We continue our journey through the ten words of God and good, arriving now at the third, ‘You shall not make wrongful use of the name of the LORD your God, for the LORD will not acquit anyone who misuses this name’ (Exodus 20:7). In a very real sense, it is all about betrayal.

When Moses asked by what name he would refer to the Holy One, the answer came ‘I am who I am’ (Exodus 3:14). Worked from the linguistic derivative of the verb ‘to be’ in Hebrew, the Holy Name came to known as YHWH, translated into English as Jehovah, or LORD. The Holy One would be known by working freedom for the Hebrew slaves, and later by working freedom for all humanity in Christ, but the Holy Name reminded all of the profound sovereignty of the Holy One.

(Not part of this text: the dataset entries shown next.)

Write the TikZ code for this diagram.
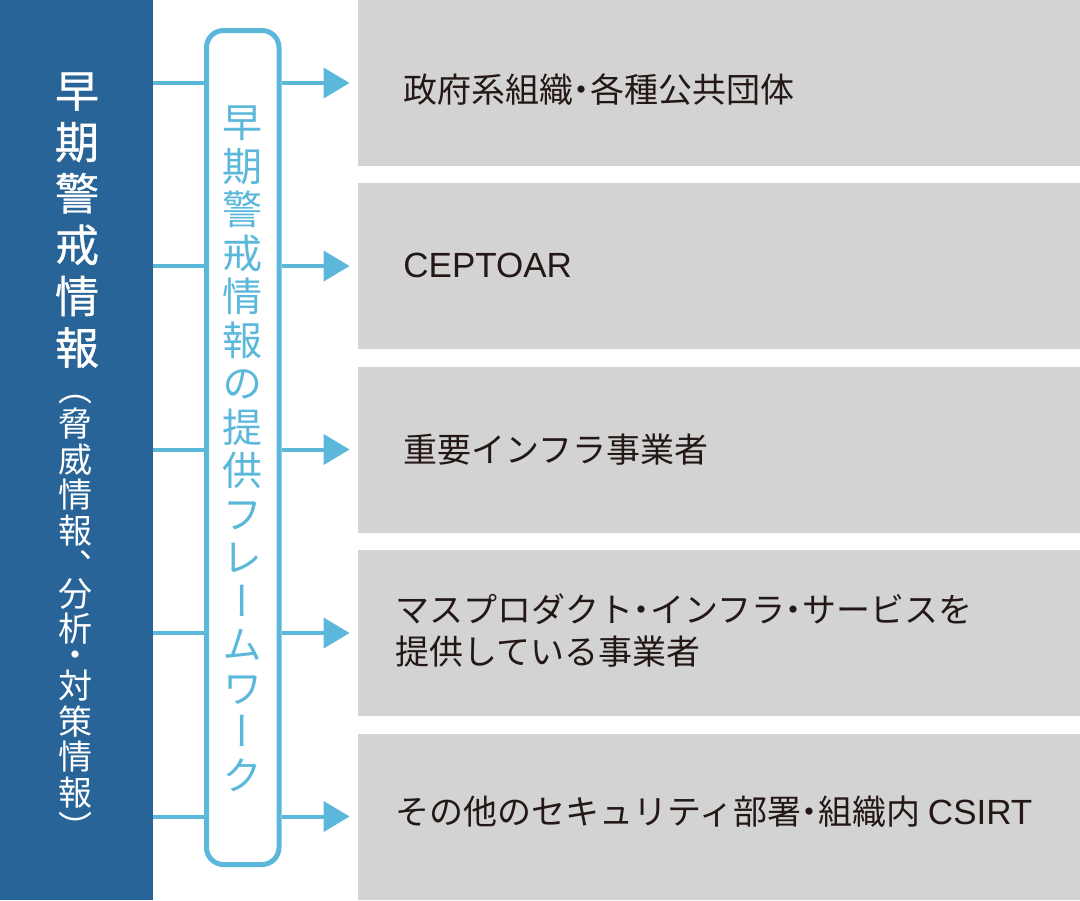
\documentclass[tikz,border=0pt]{standalone}
\usepackage{fontspec}
\setmainfont{Noto Sans CJK JP}
\newfontfamily\vjp[RawFeature=+vert]{Noto Sans CJK JP}
\newfontfamily\titlejp[FakeBold=0.8]{Noto Sans CJK JP}
\newfontfamily\lat{Liberation Sans}
\usetikzlibrary{arrows.meta}

\definecolor{srcblue}{HTML}{286497}
\definecolor{fwblue}{HTML}{5BB8DA}
\definecolor{tgtgray}{HTML}{D3D3D3}
\definecolor{ink}{HTML}{231815}

% narrow middle dot
\newcommand\midpt{\kern-.25em・\kern-.25em}

\tikzset{
  srcbox/.style={fill=srcblue, inner sep=0pt, minimum width=76.5pt, minimum height=450pt},
  fwbox/.style={draw=fwblue, line width=2.5pt, rounded corners=8.5pt, inner sep=0pt,
    minimum width=36.25pt, minimum height=417pt},
  tgtbox/.style={fill=tgtgray, inner sep=0pt, minimum width=361pt, minimum height=83pt},
  tgttext/.style={anchor=west, text=ink, inner sep=0pt, align=left,
    font=\fontsize{17}{21}\selectfont},
  vtext/.style={align=center, inner sep=0pt},
  link/.style={fwblue, line width=2pt},
  arrow/.style={link, -{Triangle[length=13pt,width=15pt]}, shorten >=4pt},
}

\begin{document}
\begin{tikzpicture}[x=0.5pt,y=-0.5pt]
\useasboundingbox (0,0) rectangle (1080,900);

% left column
\node[srcbox] (src) at (76.5,450) {};
\node[vtext, text=white, font=\titlejp\fontsize{22}{25.7}\selectfont] (srctitle) at (77,220)
  {早\\期\\警\\戒\\情\\報};
\node[vtext, text=white, font=\vjp\fontsize{17}{17.75}\selectfont] (srcnote) at (75,618)
  {（\\脅\\威\\情\\報\\、\\[-4pt]分\\析\\[-5pt]・\\[-2pt]対\\策\\情\\報\\）};

% framework
\node[fwbox] (fw) at (242.75,447.5) {};
\node[vtext, text=fwblue, font=\vjp\fontsize{20}{21.75}\selectfont] (fwtext) at (242.5,449)
  {早\\期\\警\\戒\\情\\報\\の\\提\\供\\フ\\レ\\ー\\ム\\ワ\\ー\\ク};

% recipients
\node[tgtbox] (t1) at (719,83) {};
\node[tgtbox] (t2) at (719,266) {};
\node[tgtbox] (t3) at (719,449.5) {};
\node[tgtbox] (t4) at (719,633) {};
\node[tgtbox] (t5) at (719,816.5) {};

\node[tgttext] (l1) at (403,90) {政府系組織\midpt 各種公共団体};
\node[tgttext] (l2) at (403,265) {\lat\fontsize{17.5}{21}\selectfont CEPTOAR};
\node[tgttext] (l3) at (403,450) {重要インフラ事業者};
\node[tgttext] (l4) at (395,631) {マスプロダクト\midpt インフラ\midpt サービスを\\提供している事業者};
\node[tgttext] (l5) at (395,812) {その他のセキュリティ部署\midpt 組織内 {\lat\fontsize{17.5}{21}\selectfont CSIRT}};

% connectors
\draw[link] (src.east |- t1) -- (fw.west |- t1);
\draw[link] (src.east |- t2) -- (fw.west |- t2);
\draw[link] (src.east |- t3) -- (fw.west |- t3);
\draw[link] (src.east |- t4) -- (fw.west |- t4);
\draw[link] (src.east |- t5) -- (fw.west |- t5);

\draw[arrow] (fw.east |- t1) -- (t1.west);
\draw[arrow] (fw.east |- t2) -- (t2.west);
\draw[arrow] (fw.east |- t3) -- (t3.west);
\draw[arrow] (fw.east |- t4) -- (t4.west);
\draw[arrow] (fw.east |- t5) -- (t5.west);

\end{tikzpicture}
\end{document}
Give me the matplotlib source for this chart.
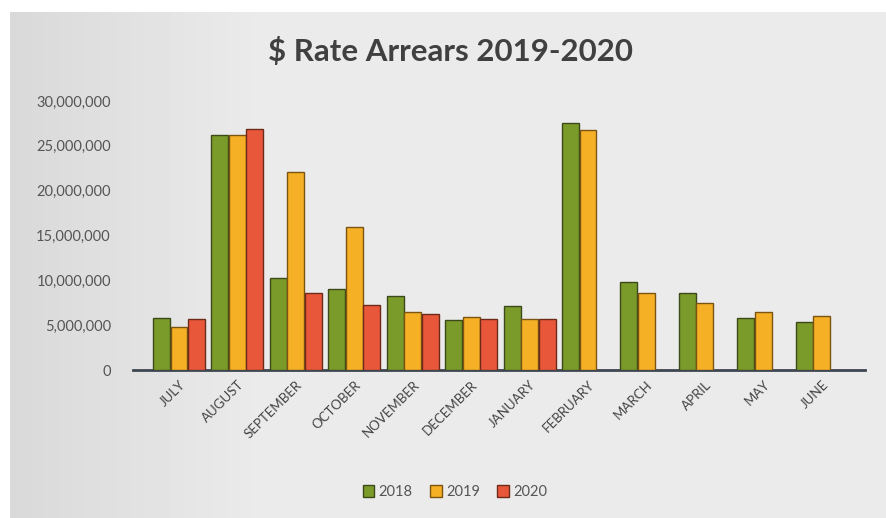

In earlier translations into English, this third commandment spoke of taking the LORD’s name in vain, and it came to be reduced to swearing. The New Revised Standard Version challenges us with the broader, more demanding, dimensions of this ‘word’. We make wrongful use of the name of LORD when we speak, invoking God for our own purposes (whether it be within the church to justify our own plans and prejudices or a politician to appear pious and trustworthy), but also as we live, bearing God’s name as God’s people but living without God’s care for the poor and despoiling God’s good creation.

Back to Bighetty’s canvas … That kiss of the disciple reminded me that the Holy One is hurt most deeply by those closest, by us … and not by our words but by our actions do we betray the Name of the good God most grievously. It is in being reminded of this, and it is in acknowledging this, that we are opened to new beginnings, that we are set on the highway of life once again, by the grace of God. Thank God for these signs, these good ‘words’, these commandments, along the way.